(Dataset entries)
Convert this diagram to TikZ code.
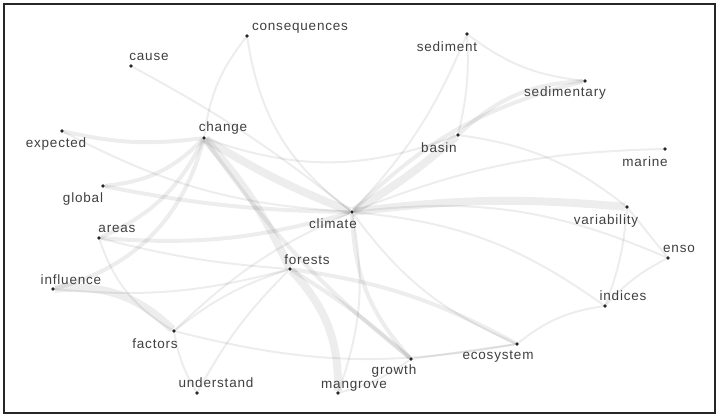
\documentclass[tikz,border=0pt]{standalone}
\usepackage{fontspec}
\setmainfont[LetterSpace=6]{Liberation Sans}
\definecolor{txt}{HTML}{404040}
\begin{document}
\begin{tikzpicture}[x=1pt,y=-1pt,
  dot/.style={circle,fill=black!85,inner sep=0pt,minimum size=3.6pt},
  lbl/.style={font=\fontsize{13.5}{14}\selectfont,text=txt,inner sep=0pt},
  e/.style={draw=black,opacity=0.07,line width=2pt},
  em/.style={draw=black,opacity=0.07,line width=4pt},
  et/.style={draw=black,opacity=0.07,line width=8pt},
  vbl/.style={bend right=#1},
  vbr/.style={bend left=#1}]
\useasboundingbox (0,0) rectangle (721,419);
\fill[white] (0,0) rectangle (721,419);
% dots
\node[dot] (consequences) at (247,36) {};
\node[dot] (cause) at (131,66) {};
\node[dot] (change) at (204,138) {};
\node[dot] (expected) at (62,131) {};
\node[dot] (global) at (103,186) {};
\node[dot] (areas) at (99,238) {};
\node[dot] (influence) at (53,289) {};
\node[dot] (factors) at (174,331) {};
\node[dot] (understand) at (197,393) {};
\node[dot] (mangrove) at (338,393) {};
\node[dot] (growth) at (411,359) {};
\node[dot] (ecosystem) at (517,344) {};
\node[dot] (forests) at (290,269) {};
\node[dot] (climate) at (352,212) {};
\node[dot] (basin) at (458,135) {};
\node[dot] (sediment) at (467,34) {};
\node[dot] (sedimentary) at (585,81) {};
\node[dot] (marine) at (665,149) {};
\node[dot] (variability) at (627,207) {};
\node[dot] (enso) at (668,258) {};
\node[dot] (indices) at (605,306) {};
% edges
\path[et] (change) to[vbl=5] (climate);
\path[et] (change) to[vbr=8] (forests);
\path[et] (forests) to[vbr=22] (mangrove);
\path[em] (expected) to[vbl=10] (change);
\path[e] (expected) to[vbl=12] (climate);
\path[em] (global) to[vbl=20] (change);
\path[em] (global) to[vbl=5] (climate);
\path[em] (influence) to[vbl=30] (change);
\path[em] (areas) to[vbl=20] (change);
\path[em] (areas) to[vbl=10] (climate);
\path[e] (areas) to[vbl=5] (forests);
\path[et] (influence) to[vbr=25] (factors);
\path[e] (influence) to[vbl=10] (forests);
\path[e] (areas) to[vbl=20] (factors);
\path[e] (factors) to[vbr=10] (forests);
\path[e] (factors) to[vbr=10] (climate);
\path[e] (factors) to[vbl=12] (ecosystem);
\path[e] (understand) to[vbr=8] (forests);
\path[e] (factors) to[vbl=10] (understand);
\path[e] (mangrove) to[vbl=15] (climate);
\path[e] (mangrove) to[vbl=10] (growth);
\path[em] (growth) to[vbr=20] (climate);
\path[e] (growth) to (ecosystem);
\path[em] (change) to[vbl=8] (growth);
\path[em] (forests) to[vbr=5] (growth);
\path[e] (climate) to[vbl=15] (ecosystem);
\path[e] (ecosystem) to[vbr=15] (indices);
\path[em] (forests) to[vbr=10] (ecosystem);
\path[e] (climate) to[vbr=15] (indices);
\path[e] (climate) to[vbr=15] (enso);
\path[et] (climate) to[vbr=6] (variability);
\path[e] (climate) to[vbr=10] (marine);
\path[et] (climate) to[vbl=5] (basin);
\path[em] (climate) to[vbr=15] (sedimentary);
\path[e] (climate) to[vbl=10] (sediment);
\path[e] (basin) to[vbl=8] (sediment);
\path[em] (basin) to[vbr=20] (sedimentary);
\path[e] (sediment) to[vbl=15] (sedimentary);
\path[e] (basin) to[vbr=15] (variability);
\path[e] (change) to[vbl=20] (basin);
\path[e] (variability) to (enso);
\path[e] (variability) to[vbr=8] (indices);
\path[e] (enso) to[vbl=10] (indices);
\path[e] (cause) to[vbr=5] (climate);
\path[e] (consequences) to[vbl=15] (change);
\path[e] (consequences) to[vbl=22] (climate);
% labels
\node[lbl] (t-consequences) at (300,28) {consequences};
\node[lbl] (t-cause) at (149,57) {cause};
\node[lbl] (t-change) at (223,128) {change};
\node[lbl] (t-expected) at (56,144) {expected};
\node[lbl] (t-global) at (83,199) {global};
\node[lbl] (t-areas) at (117,229) {areas};
\node[lbl] (t-influence) at (71,280) {influence};
\node[lbl] (t-factors) at (155,344) {factors};
\node[lbl] (t-understand) at (216,383) {understand};
\node[lbl] (t-mangrove) at (354,386) {mangrove};
\node[lbl] (t-growth) at (394,371) {growth};
\node[lbl] (t-ecosystem) at (498,357) {ecosystem};
\node[lbl] (t-forests) at (307,260) {forests};
\node[lbl] (t-climate) at (333,224) {climate};
\node[lbl] (t-basin) at (439,148) {basin};
\node[lbl] (t-sediment) at (447,47) {sediment};
\node[lbl] (t-sedimentary) at (565,93) {sedimentary};
\node[lbl] (t-marine) at (645,162) {marine};
\node[lbl] (t-variability) at (606,221) {variability};
\node[lbl] (t-enso) at (679,249) {enso};
\node[lbl] (t-indices) at (623,296) {indices};
\draw[black!85,line width=1.3pt] (4,4) rectangle (715,413);
\end{tikzpicture}
\end{document}
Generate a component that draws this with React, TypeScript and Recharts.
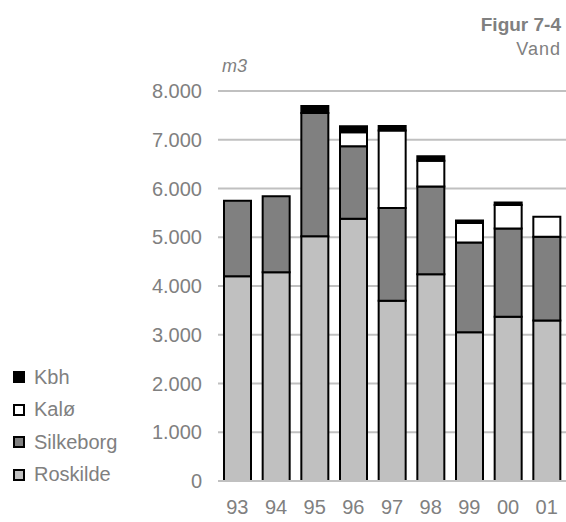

(What you are asked to do) The records above must be printed exactly; the pictures stay out.

(Answer to this problem)
Convert this diagram to TikZ code.
\documentclass[tikz,border=0pt]{standalone}
\usepackage{fontspec}
\setmainfont[LetterSpace=6]{Liberation Sans}
\definecolor{txt}{HTML}{404040}
\begin{document}
\begin{tikzpicture}[x=1pt,y=-1pt,
  dot/.style={circle,fill=black!85,inner sep=0pt,minimum size=3.6pt},
  lbl/.style={font=\fontsize{13.5}{14}\selectfont,text=txt,inner sep=0pt},
  e/.style={draw=black,opacity=0.07,line width=2pt},
  em/.style={draw=black,opacity=0.07,line width=4pt},
  et/.style={draw=black,opacity=0.07,line width=8pt},
  vbl/.style={bend right=#1},
  vbr/.style={bend left=#1}]
\useasboundingbox (0,0) rectangle (721,419);
\fill[white] (0,0) rectangle (721,419);
% dots
\node[dot] (consequences) at (247,36) {};
\node[dot] (cause) at (131,66) {};
\node[dot] (change) at (204,138) {};
\node[dot] (expected) at (62,131) {};
\node[dot] (global) at (103,186) {};
\node[dot] (areas) at (99,238) {};
\node[dot] (influence) at (53,289) {};
\node[dot] (factors) at (174,331) {};
\node[dot] (understand) at (197,393) {};
\node[dot] (mangrove) at (338,393) {};
\node[dot] (growth) at (411,359) {};
\node[dot] (ecosystem) at (517,344) {};
\node[dot] (forests) at (290,269) {};
\node[dot] (climate) at (352,212) {};
\node[dot] (basin) at (458,135) {};
\node[dot] (sediment) at (467,34) {};
\node[dot] (sedimentary) at (585,81) {};
\node[dot] (marine) at (665,149) {};
\node[dot] (variability) at (627,207) {};
\node[dot] (enso) at (668,258) {};
\node[dot] (indices) at (605,306) {};
% edges
\path[et] (change) to[vbl=5] (climate);
\path[et] (change) to[vbr=8] (forests);
\path[et] (forests) to[vbr=22] (mangrove);
\path[em] (expected) to[vbl=10] (change);
\path[e] (expected) to[vbl=12] (climate);
\path[em] (global) to[vbl=20] (change);
\path[em] (global) to[vbl=5] (climate);
\path[em] (influence) to[vbl=30] (change);
\path[em] (areas) to[vbl=20] (change);
\path[em] (areas) to[vbl=10] (climate);
\path[e] (areas) to[vbl=5] (forests);
\path[et] (influence) to[vbr=25] (factors);
\path[e] (influence) to[vbl=10] (forests);
\path[e] (areas) to[vbl=20] (factors);
\path[e] (factors) to[vbr=10] (forests);
\path[e] (factors) to[vbr=10] (climate);
\path[e] (factors) to[vbl=12] (ecosystem);
\path[e] (understand) to[vbr=8] (forests);
\path[e] (factors) to[vbl=10] (understand);
\path[e] (mangrove) to[vbl=15] (climate);
\path[e] (mangrove) to[vbl=10] (growth);
\path[em] (growth) to[vbr=20] (climate);
\path[e] (growth) to (ecosystem);
\path[em] (change) to[vbl=8] (growth);
\path[em] (forests) to[vbr=5] (growth);
\path[e] (climate) to[vbl=15] (ecosystem);
\path[e] (ecosystem) to[vbr=15] (indices);
\path[em] (forests) to[vbr=10] (ecosystem);
\path[e] (climate) to[vbr=15] (indices);
\path[e] (climate) to[vbr=15] (enso);
\path[et] (climate) to[vbr=6] (variability);
\path[e] (climate) to[vbr=10] (marine);
\path[et] (climate) to[vbl=5] (basin);
\path[em] (climate) to[vbr=15] (sedimentary);
\path[e] (climate) to[vbl=10] (sediment);
\path[e] (basin) to[vbl=8] (sediment);
\path[em] (basin) to[vbr=20] (sedimentary);
\path[e] (sediment) to[vbl=15] (sedimentary);
\path[e] (basin) to[vbr=15] (variability);
\path[e] (change) to[vbl=20] (basin);
\path[e] (variability) to (enso);
\path[e] (variability) to[vbr=8] (indices);
\path[e] (enso) to[vbl=10] (indices);
\path[e] (cause) to[vbr=5] (climate);
\path[e] (consequences) to[vbl=15] (change);
\path[e] (consequences) to[vbl=22] (climate);
% labels
\node[lbl] (t-consequences) at (300,28) {consequences};
\node[lbl] (t-cause) at (149,57) {cause};
\node[lbl] (t-change) at (223,128) {change};
\node[lbl] (t-expected) at (56,144) {expected};
\node[lbl] (t-global) at (83,199) {global};
\node[lbl] (t-areas) at (117,229) {areas};
\node[lbl] (t-influence) at (71,280) {influence};
\node[lbl] (t-factors) at (155,344) {factors};
\node[lbl] (t-understand) at (216,383) {understand};
\node[lbl] (t-mangrove) at (354,386) {mangrove};
\node[lbl] (t-growth) at (394,371) {growth};
\node[lbl] (t-ecosystem) at (498,357) {ecosystem};
\node[lbl] (t-forests) at (307,260) {forests};
\node[lbl] (t-climate) at (333,224) {climate};
\node[lbl] (t-basin) at (439,148) {basin};
\node[lbl] (t-sediment) at (447,47) {sediment};
\node[lbl] (t-sedimentary) at (565,93) {sedimentary};
\node[lbl] (t-marine) at (645,162) {marine};
\node[lbl] (t-variability) at (606,221) {variability};
\node[lbl] (t-enso) at (679,249) {enso};
\node[lbl] (t-indices) at (623,296) {indices};
\draw[black!85,line width=1.3pt] (4,4) rectangle (715,413);
\end{tikzpicture}
\end{document}
Generate a component that draws this with React, TypeScript and Recharts.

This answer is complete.